04/27/2026
This is a good example of how brand-new features can increase business risk, even when they’re launched with good intentions 😬
Google recently rolled out a feature that lets people change their Gmail address while keeping the original address as an alias.
All emails still arrive in the same inbox, so there’s no disruption to contacts or history 📧
On paper, it’s a sensible convenience upgrade.
In practice, attackers moved fast.
Security researchers are now warning about phishing emails that claim to relate to a Gmail address change or a required security check.
These messages look especially convincing because they’re sent through Google’s own systems and appear to come from genuine Google addresses.
For a busy employee, everything checks out at first glance.
The emails reference security activity, ask for confirmation, and include links that appear to lead to official Google support pages.
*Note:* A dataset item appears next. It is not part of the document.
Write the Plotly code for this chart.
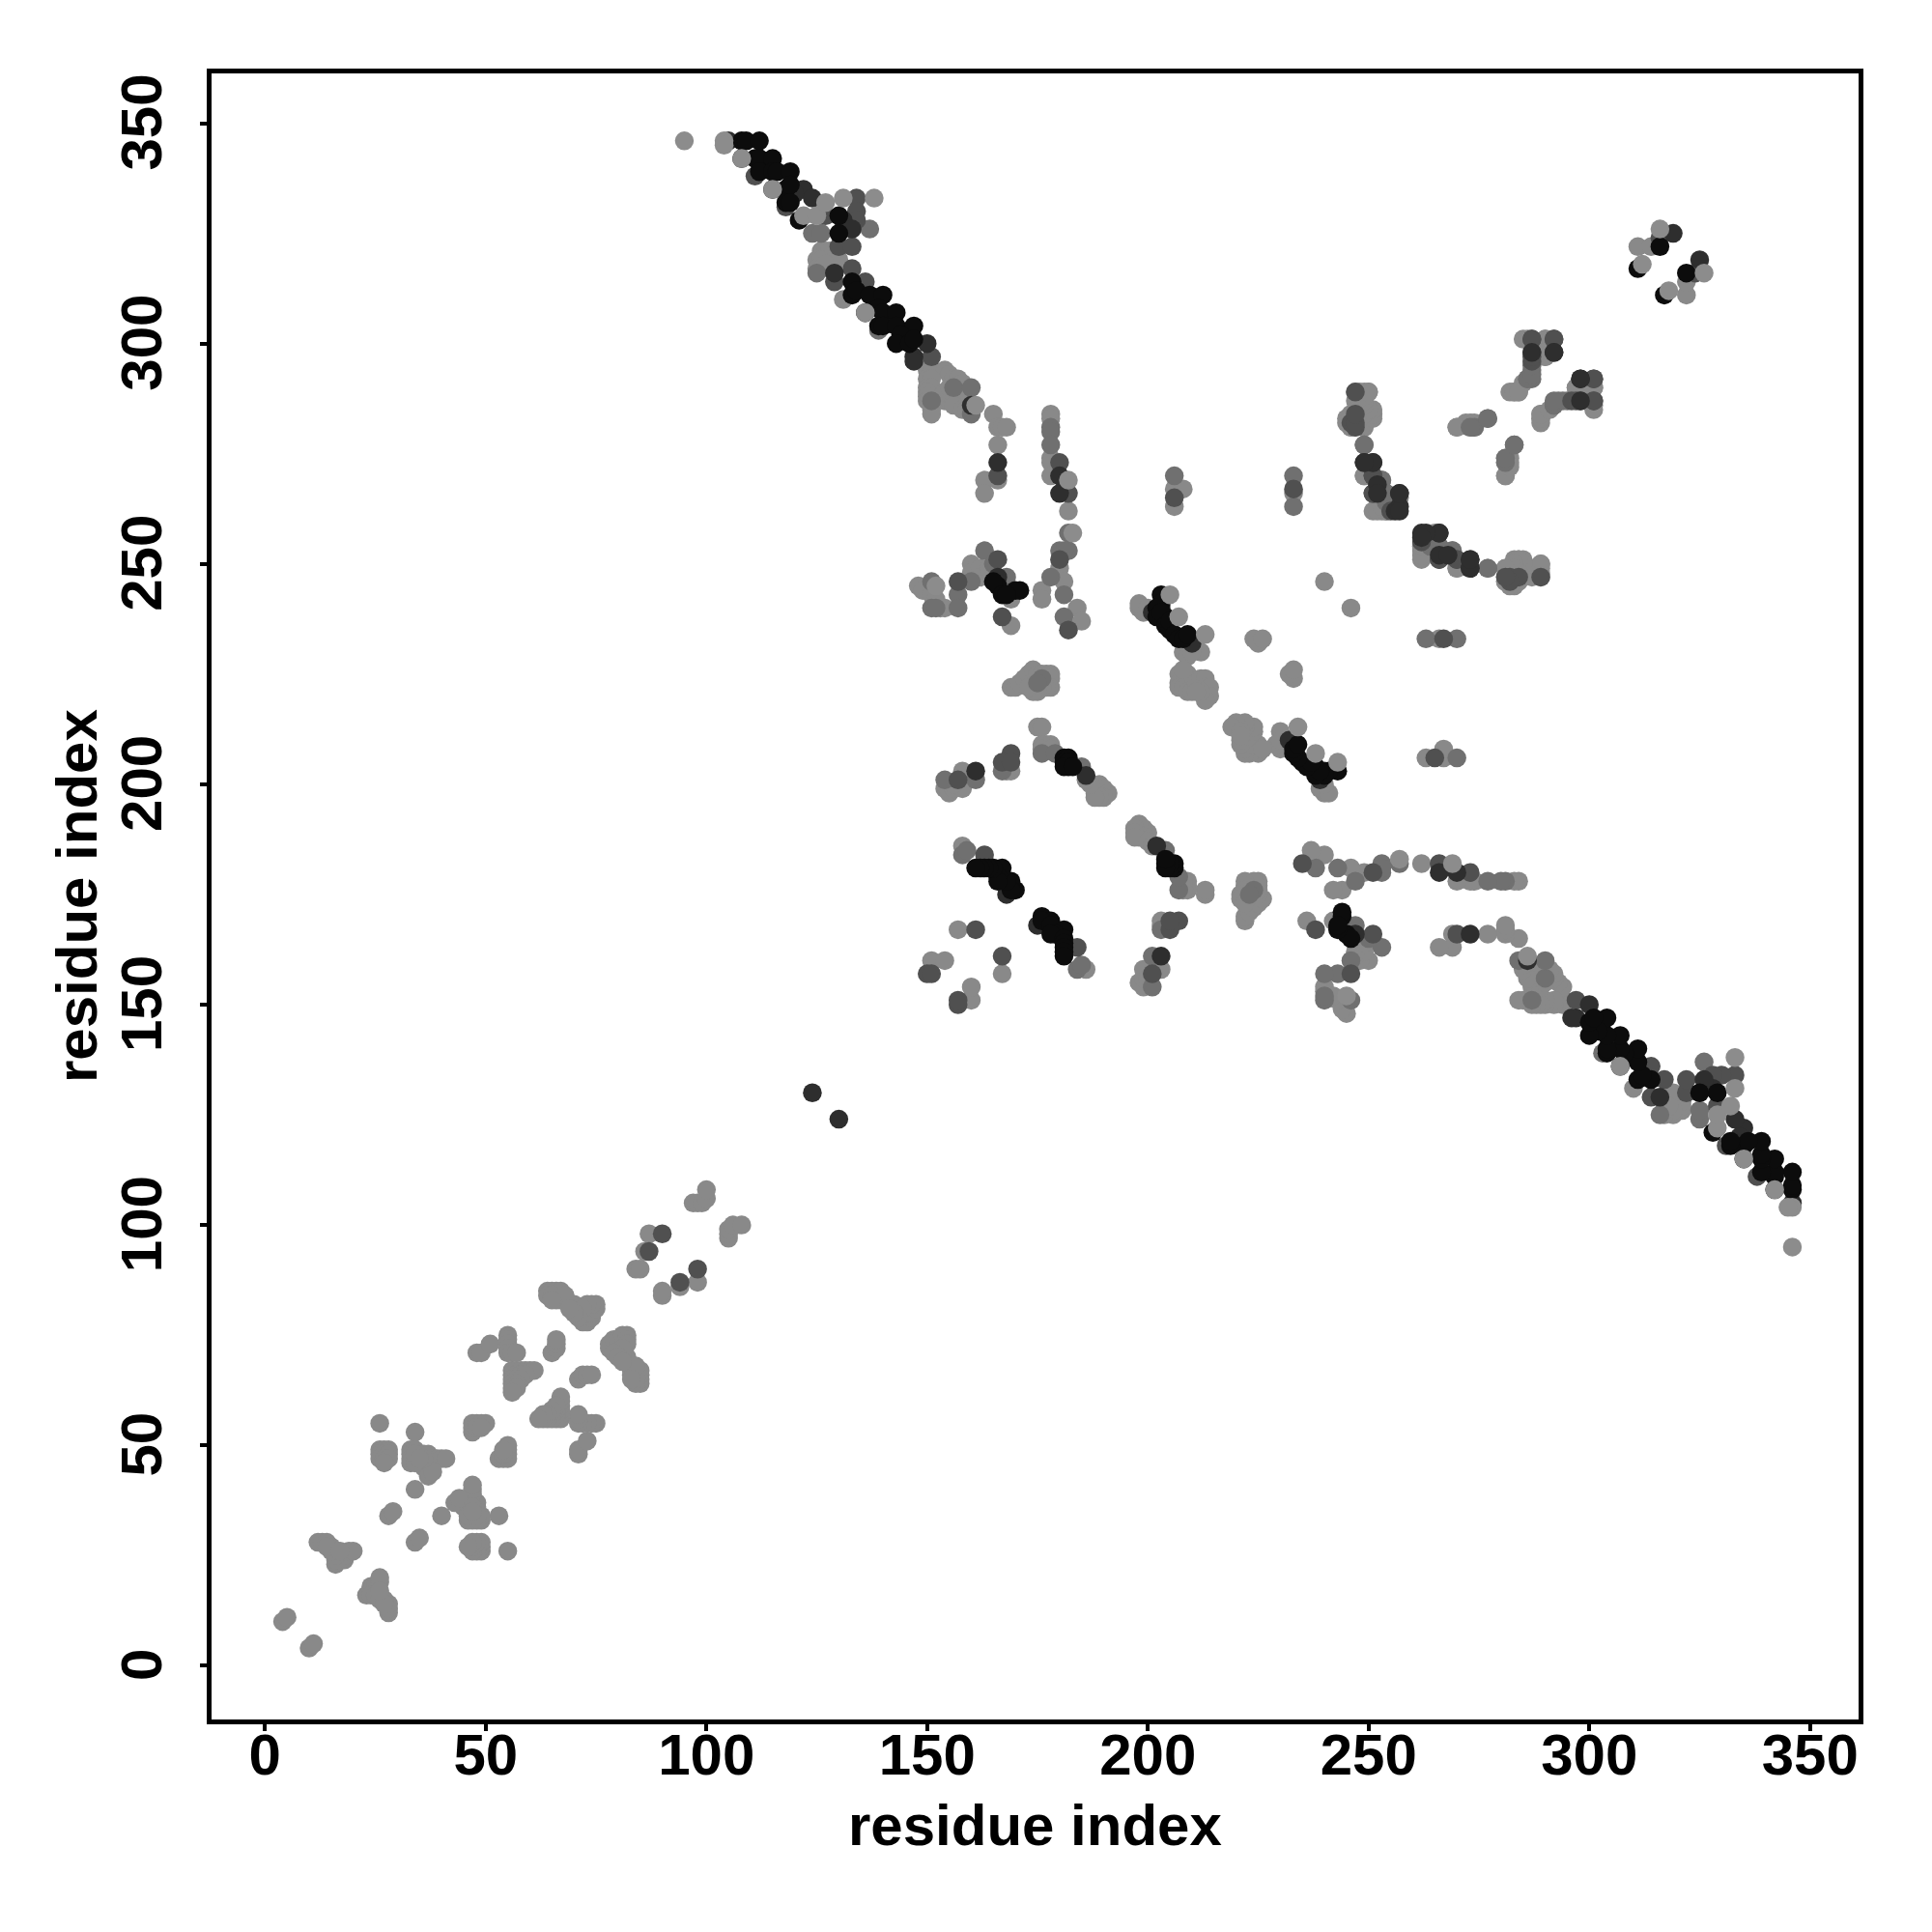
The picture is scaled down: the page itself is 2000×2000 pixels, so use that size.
import plotly.graph_objects as go

tick_values = [0, 50, 100, 150, 200, 250, 300, 350]
axis_label = "residue index"

# upper-triangle contacts (i, j), one list per shade; the map is symmetric
shade_lightest = [
 (4,10),(5,11),(12,28),(13,28),(14,28),(15,27),(16,26),(17,25),(18,24),(16,23),(17,24),(18,25),(19,26),(20,26),(16,24),(16,25),(15,26),(14,27),(17,26),
 (26,55),(34,53),(26,49),(27,49),(28,49),(26,48),(27,48),(28,48),(26,47),(27,47),(28,47),(27,46),
 (33,49),(34,49),(35,48),(36,48),(37,48),(33,48),(33,47),(34,47),(35,46),(36,45),(37,44),(37,43),(38,46),(39,47),(40,47),(41,47),(38,44),(36,47),(33,46),(34,46),(34,48),(35,47),
 (34,40),(28,34),(29,35),(47,53),(47,54),(47,55),(48,55),(49,55),(50,55),(48,54),(49,54),
 (48,71),(49,71),(51,73),(55,75),(55,74),(55,73),(55,72),(55,71),(56,71),(57,71),
 (56,67),(57,67),(58,67),(59,67),(60,67),(61,67),(56,66),(57,66),(58,66),(59,66),(56,65),(57,65),(58,65),(56,64),(57,64),(56,63),(57,63),(56,62),
 (65,71),(66,72),(66,73),(66,74),
 (64,85),(65,85),(66,85),(67,85),(64,84),(65,84),(66,83),(67,83),(68,83),(69,82),(70,82),(71,81),(72,80),(73,79),(72,78),(73,78),(74,79),(74,80),(75,81),(75,82),(74,82),(73,82),(68,84),(65,83),(72,81),(71,79),(70,80),(69,81),
 (84,90),(85,90),(86,94),(87,98),(97,105),(98,105),(99,105),(100,106),(100,108),
 (126,321),(127,321),(128,321),(125,319),(126,319),(129,319),(130,319),(125,317),(126,317),(127,318),(131,310),
 (150,294),(151,294),(154,294),(155,293),(150,292),(151,292),(156,292),(157,292),(158,291),(150,290),(151,290),(150,289),(150,288),(150,287),(151,286),(151,285),(151,284),(154,287),(155,287),(154,289),(155,290),(156,287),(157,287),(157,289),(158,287),(156,286),(158,285),(159,285),(160,285),
 (165,284),(166,281),(167,281),(168,281),(166,277),(166,269),(163,269),(163,266),
 (178,284),(178,283),(178,274),(178,273),(178,270),(182,262),(180,249),(181,246),(176,244),(176,242),(184,240),(185,237),
 (148,245),(149,244),(153,240),(154,240),(151,243),(152,242),
 (160,250),(161,249),(160,248),(161,247),(162,249),(162,247),(164,249),(169,242),(169,236),
 (169,222),(170,222),(171,223),(172,224),(173,225),(174,226),(175,225),(176,225),(177,225),(178,225),(178,224),(178,222),(177,222),(176,222),(175,221),(174,221),(173,222),
 (154,199),(155,198),(156,199),(158,203),(158,199),(156,200),(169,203),(168,203),
 (151,160),(154,160),(157,167),(158,186),
 (175,213),(176,213),(176,209),(177,209),(178,209),(176,208),(178,208),(188,199),(188,198),(189,200),(190,199),(191,198),(190,197),(189,197),(188,197),(187,200),(186,201),
 (198,240),(199,240),(199,239),(198,241),(200,240),(212,230),(208,230),(209,229),(210,230),
 (207,225),(207,223),(207,222),(208,222),(209,225),(209,223),(210,222),(209,221),(210,221),(211,223),(212,224),(213,224),(213,222),(214,222),(214,220),(213,219),(212,221),(208,226),(211,221),
 (224,233),(225,232),(226,233),(240,246),(206,267),(208,267),(206,263),(233,266),
 (249,270),(253,262),(251,262),(252,262),(254,262),(255,263),(255,265),
 (247,289),(248,289),(249,289),(250,289),(247,287),(248,286),(249,285),(250,285),(251,284),(250,283),(249,283),(246,284),(245,283),(245,282),(246,281),(247,282),(248,282),(249,281),(247,284),(248,284),
 (265,257),(262,254),(263,253),(264,254),(270,249),
 (281,249),(281,247),(281,246),(282,249),(282,246),(283,251),(284,251),(285,251),(283,246),(284,249),(285,250),(286,249),(286,248),(287,249),(288,249),(289,250),
 (270,281),(272,282),(273,282),(273,281),(281,270),(281,274),(282,274),(282,289),(283,289),(284,289),(289,283),(289,284),
 (285,291),(285,301),(290,301),(290,297),(290,299),(301,286),(297,290),(301,290),(298,289),(311,322),(314,322),
]
shade_mid = [
 (124,325),(126,325),(137,326),(139,303),(125,316),(151,287),(160,284),(156,290),(160,290),
 (178,281),(178,280),(178,277),(182,257),(180,253),(182,253),(181,253),(178,247),(181,243),(181,238),
 (151,246),(151,240),(152,240),(157,243),(157,240),(163,253),(160,246),(165,250),(168,247),
 (176,224),(175,223),(154,201),(161,201),(167,203),(158,184),(159,185),
 (176,207),(179,207),(185,204),(206,270),(233,270),(233,263),(249,277),(253,269),(254,266),(254,264),(266,254),(269,253),(277,249),
 (274,281),(277,283),(281,273),(283,277),(286,292),(287,294),(287,292),(292,286),(293,287),(295,287),
]
shade_dark = [
 (111,338),(118,331),(127,329),(134,333),(134,330),(134,328),(130,322),(129,314),(133,317),(133,322),(136,314),(151,297),
 (166,270),(180,273),(180,251),(182,266),(182,235),(157,246),(166,251),(167,238),
 (157,201),(169,207),(167,205),(169,205),(150,157),(151,157),(161,167),(163,184),
 (206,265),(233,267),(251,270),(251,266),(246,282),(247,281),(262,255),(266,251),(270,251),
 (289,247),(282,247),(284,247),(287,301),(287,296),(292,301),(297,287),(298,287),(301,287),(301,292),(316,324),
 (87,94),(90,98),
]
shade_darker = [
 (105,346),(122,335),(124,333),(120,334),(131,328),(133,326),(129,316),(150,300),(147,297),(147,296),
 (160,286),(166,273),(180,270),(180,266),(166,247),(161,203),(168,175),(186,202),(201,239),(210,232),(203,240),
 (124,130),(249,273),(251,273),(252,268),(257,266),(257,263),(256,262),(262,257),(266,257),(266,252),(273,251),(273,249),
 (287,298),(292,298),(298,292),(319,325),
]
shade_black = [
 (108,346),(109,346),(112,346),(108,342),(111,342),(112,342),(115,342),(112,339),(115,339),(116,339),(119,339),(115,335),(118,335),(119,336),(118,332),(119,332),(121,328),(130,329),(130,325),
 (133,314),(133,311),(134,312),(137,311),(140,311),(136,307),(139,308),(140,307),(143,307),(139,304),(140,304),(143,304),(147,304),(144,302),(143,300),(146,300),(147,301),
 (166,245),(165,246),(170,244),(171,244),(167,243),(168,243),
 (170,176),(169,178),(169,176),(168,178),(167,181),(166,179),(166,178),(165,181),(164,181),(163,181),(162,181),(161,181),
 (181,206),(182,206),(181,205),(182,205),(182,204),(181,204),(183,204),
 (203,243),(203,241),(202,240),(204,238),(202,238),(203,239),(204,236),(205,235),(205,237),(206,234),(207,233),(208,233),(209,234),
 (316,322),(311,317),
]
shade_top = [
 (95,346),(104,346),(104,345),(108,342),(115,335),(122,329),(125,329),(127,332),(131,333),(138,333),(136,307),(161,286),(182,269),(183,257),(152,245),
 (205,243),(207,238),(213,234),(316,326),(312,318),
]
shade_levels = [
 (shade_lightest, "#898989"),
 (shade_mid, "#707070"),
 (shade_dark, "#505050"),
 (shade_darker, "#2e2e2e"),
 (shade_black, "#0c0c0c"),
 (shade_top, "#8c8c8c"),
]

fig = go.Figure()
for pairs, colour in shade_levels:
    xs = [p[0] for p in pairs] + [p[1] for p in pairs]
    ys = [p[1] for p in pairs] + [p[0] for p in pairs]
    fig.add_trace(go.Scatter(x=xs, y=ys, mode="markers", showlegend=False,
                             marker=dict(size=19.5, color=colour, line=dict(width=0))))

title_font = dict(family="Liberation Sans", size=60, color="black", weight="bold")
axis_common = dict(tickmode="array", tickvals=tick_values, ticks="outside", ticklen=7, tickwidth=3.5,
                   tickcolor="black", showline=True, linecolor="black", linewidth=5, mirror=True,
                   showgrid=False, zeroline=False,
                   tickfont=dict(family="Liberation Sans", size=60, color="black", weight="bold"))
fig.update_xaxes(range=[-12.1, 361.0], ticklabelstandoff=-27, **axis_common)
fig.update_yaxes(range=[-12.2, 361.3], tickangle=-90, ticklabelstandoff=16, ticklabelshift=8, **axis_common)
fig.add_annotation(text=axis_label, xref="paper", yref="paper", x=0.5, y=-0.0645, showarrow=False,
                   xanchor="center", yanchor="middle", font=title_font)
fig.add_annotation(text=axis_label, xref="paper", yref="paper", x=-0.0821, y=0.5, showarrow=False,
                   textangle=-90, xanchor="center", yanchor="middle", font=title_font)
fig.update_layout(width=2000, height=2000, paper_bgcolor="white", plot_bgcolor="white",
                  margin=dict(l=211, r=84, t=68, b=228, autoexpand=False))
fig.write_html("out.html")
The problem is where those links really go.
Instead of Google, they land on fake login pages designed to harvest passwords.
Even more concerning, many of these pages are hosted on sites.google.com, which is a legitimate Google website builder.
Because it’s a real Google domain, many email security tools don’t block it.
And because it looks familiar, people don’t question it.
If someone enters their password, the impact can go far beyond email 😰
A compromised Google account can expose Drive files, calendars, shared documents, and any third-party services that use “Sign in with Google”.
In a business context, that can quickly turn into data exposure, account takeover, and a messy incident to clean up.
What’s also worth noting is that this isn’t entirely new.
Research flagged early waves of similar attacks in late 2025, before this feature was even widely known.
Google has said its systems weren’t breached, but this shows how easily legitimate platforms can be abused without being compromised.
There are still warning signs, if people slow down:
• Generic greetings instead of names
• Urgent language designed to create panic
• Any request to enter passwords via an email link
Google’s advice is straightforward: Don’t click 🙅
Go directly to your account in a browser and check security alerts there instead.
Add multi-factor authentication, use strong unique passwords, and assume unexpected security emails deserve scrutiny.
The bigger takeaway for businesses is this: Every new convenience feature also creates a new social-engineering opportunity.
And attackers are very good at finding the gap between “this looks normal” and “this is dangerous”.
💭 If one convincing email can bypass both filters and instincts, how confident are you that your people would pause before handing over access to your business?